=== Records supplied ===
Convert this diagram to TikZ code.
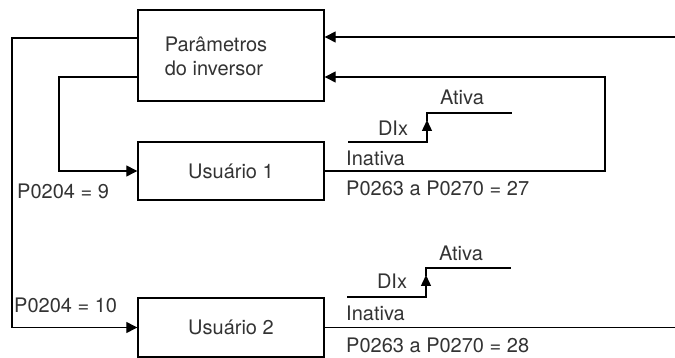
\documentclass[tikz,border=0pt]{standalone}
\usepackage{fontspec}
\setmainfont{TeX Gyre Heros}
\usetikzlibrary{arrows.meta}
\begin{document}
\begin{tikzpicture}[x=1pt,y=-1pt,
  box/.style={draw,line width=1.4pt,inner sep=0pt,font=\fontsize{20}{24}\selectfont,text=black!80},
  conn/.style={line width=1.3pt},
  arr/.style={conn,-{Triangle[length=11pt,width=11pt]}},
  lbl/.style={inner sep=0pt,font=\fontsize{20}{24}\selectfont,text=black!80},
  low/.style={line width=2.6pt},
  high/.style={line width=1.4pt}]
\useasboundingbox (0,0) rectangle (675,358);
\node[box,minimum width=186pt,minimum height=91pt] (par) at (231,55.5) {};
\node[lbl,align=left] (partext) at (216,56) {Parâmetros\\do inversor};
\node[box,minimum width=186pt,minimum height=58pt] (u1) at (231,171) {Usuário 1};
\node[box,minimum width=186pt,minimum height=59pt] (u2) at (231,327.5) {Usuário 2};
\coordinate (rt) at (675,37);
\coordinate (rb) at (675,327.5);
\coordinate (lx) at (12,0);
\coordinate (mx) at (59,0);
\coordinate (fx) at (605,0);
% left connectors
\draw[arr] ([yshift=17.5pt]par.west) -| (lx |- u2.west) -- (u2.west);
\draw[arr] ([yshift=-21.5pt]par.west) -| (mx |- u1.west) -- (u1.west);
% right connectors
\draw[arr] (rt) -- (rt -| par.east);
\draw[arr] (u1.east) -| (fx |- 0,77) -- ([yshift=-21.5pt]par.east);
\draw[conn] (u2.east) -- (rb);
% signal 1
\coordinate (s1a) at (348,142);
\coordinate (s1b) at (427,142);
\coordinate (s1c) at (427,113);
\coordinate (s1d) at (512,113);
\draw[low] (s1a) -- ([xshift=0.7pt]s1b);
\draw[high,-{Triangle[length=11pt,width=10pt]}] (s1b) -- (427,120);
\draw[high] (427,121) -- (s1c) -- (s1d);
\node[lbl] (a1) at (462,97) {Ativa};
\node[lbl] (d1) at (393,128) {DIx};
\node[lbl,anchor=west] (i1) at (346,158) {Inativa};
\node[lbl,anchor=west] (p1) at (346,188) {P0263 a P0270 = 27};
% signal 2
\coordinate (s2a) at (347,297);
\coordinate (s2b) at (426,297);
\coordinate (s2c) at (426,268);
\coordinate (s2d) at (511,268);
\draw[low] (s2a) -- ([xshift=0.7pt]s2b);
\draw[high,-{Triangle[length=11pt,width=10pt]}] (s2b) -- (426,275);
\draw[high] (426,276) -- (s2c) -- (s2d);
\node[lbl] (a2) at (461,253) {Ativa};
\node[lbl] (d2) at (392,281) {DIx};
\node[lbl,anchor=west] (i2) at (346,313) {Inativa};
\node[lbl,anchor=west] (p2) at (346,345) {P0263 a P0270 = 28};
% left labels
\node[lbl,anchor=west] (q1) at (17,191) {P0204 = 9};
\node[lbl,anchor=west] (q2) at (14,305) {P0204 = 10};
\end{tikzpicture}
\end{document}
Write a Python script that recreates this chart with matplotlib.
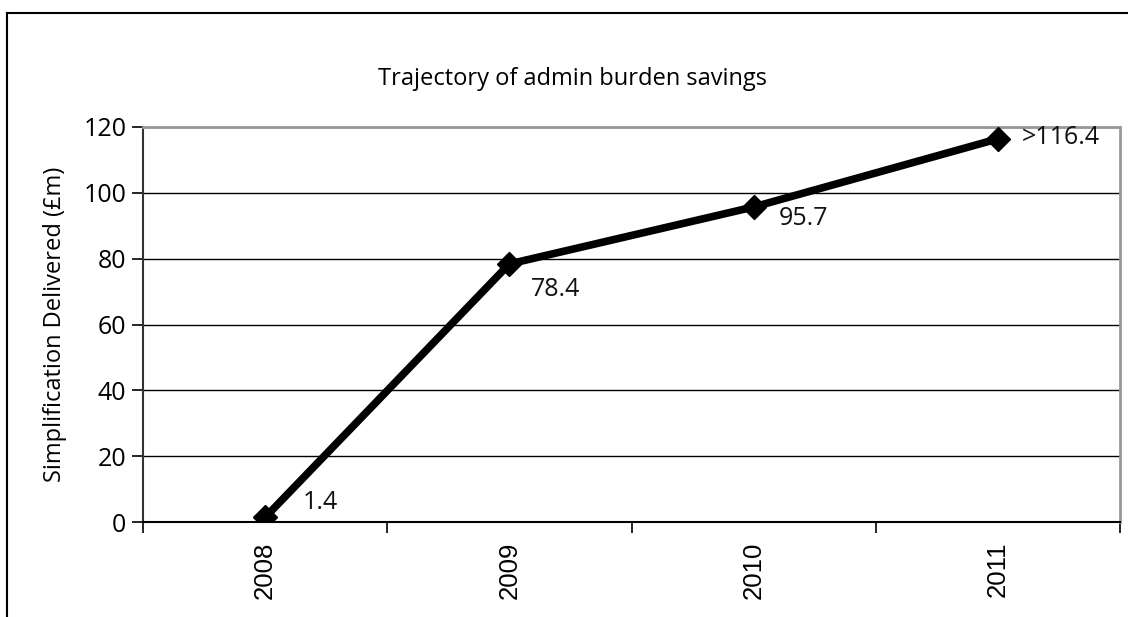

=== Exercise details ===
Retype the entries word for word. Omit any images.

=== Complete answer ===
Convert this diagram to TikZ code.
\documentclass[tikz,border=0pt]{standalone}
\usepackage{fontspec}
\setmainfont{TeX Gyre Heros}
\usetikzlibrary{arrows.meta}
\begin{document}
\begin{tikzpicture}[x=1pt,y=-1pt,
  box/.style={draw,line width=1.4pt,inner sep=0pt,font=\fontsize{20}{24}\selectfont,text=black!80},
  conn/.style={line width=1.3pt},
  arr/.style={conn,-{Triangle[length=11pt,width=11pt]}},
  lbl/.style={inner sep=0pt,font=\fontsize{20}{24}\selectfont,text=black!80},
  low/.style={line width=2.6pt},
  high/.style={line width=1.4pt}]
\useasboundingbox (0,0) rectangle (675,358);
\node[box,minimum width=186pt,minimum height=91pt] (par) at (231,55.5) {};
\node[lbl,align=left] (partext) at (216,56) {Parâmetros\\do inversor};
\node[box,minimum width=186pt,minimum height=58pt] (u1) at (231,171) {Usuário 1};
\node[box,minimum width=186pt,minimum height=59pt] (u2) at (231,327.5) {Usuário 2};
\coordinate (rt) at (675,37);
\coordinate (rb) at (675,327.5);
\coordinate (lx) at (12,0);
\coordinate (mx) at (59,0);
\coordinate (fx) at (605,0);
% left connectors
\draw[arr] ([yshift=17.5pt]par.west) -| (lx |- u2.west) -- (u2.west);
\draw[arr] ([yshift=-21.5pt]par.west) -| (mx |- u1.west) -- (u1.west);
% right connectors
\draw[arr] (rt) -- (rt -| par.east);
\draw[arr] (u1.east) -| (fx |- 0,77) -- ([yshift=-21.5pt]par.east);
\draw[conn] (u2.east) -- (rb);
% signal 1
\coordinate (s1a) at (348,142);
\coordinate (s1b) at (427,142);
\coordinate (s1c) at (427,113);
\coordinate (s1d) at (512,113);
\draw[low] (s1a) -- ([xshift=0.7pt]s1b);
\draw[high,-{Triangle[length=11pt,width=10pt]}] (s1b) -- (427,120);
\draw[high] (427,121) -- (s1c) -- (s1d);
\node[lbl] (a1) at (462,97) {Ativa};
\node[lbl] (d1) at (393,128) {DIx};
\node[lbl,anchor=west] (i1) at (346,158) {Inativa};
\node[lbl,anchor=west] (p1) at (346,188) {P0263 a P0270 = 27};
% signal 2
\coordinate (s2a) at (347,297);
\coordinate (s2b) at (426,297);
\coordinate (s2c) at (426,268);
\coordinate (s2d) at (511,268);
\draw[low] (s2a) -- ([xshift=0.7pt]s2b);
\draw[high,-{Triangle[length=11pt,width=10pt]}] (s2b) -- (426,275);
\draw[high] (426,276) -- (s2c) -- (s2d);
\node[lbl] (a2) at (461,253) {Ativa};
\node[lbl] (d2) at (392,281) {DIx};
\node[lbl,anchor=west] (i2) at (346,313) {Inativa};
\node[lbl,anchor=west] (p2) at (346,345) {P0263 a P0270 = 28};
% left labels
\node[lbl,anchor=west] (q1) at (17,191) {P0204 = 9};
\node[lbl,anchor=west] (q2) at (14,305) {P0204 = 10};
\end{tikzpicture}
\end{document}
Write a Python script that recreates this chart with matplotlib.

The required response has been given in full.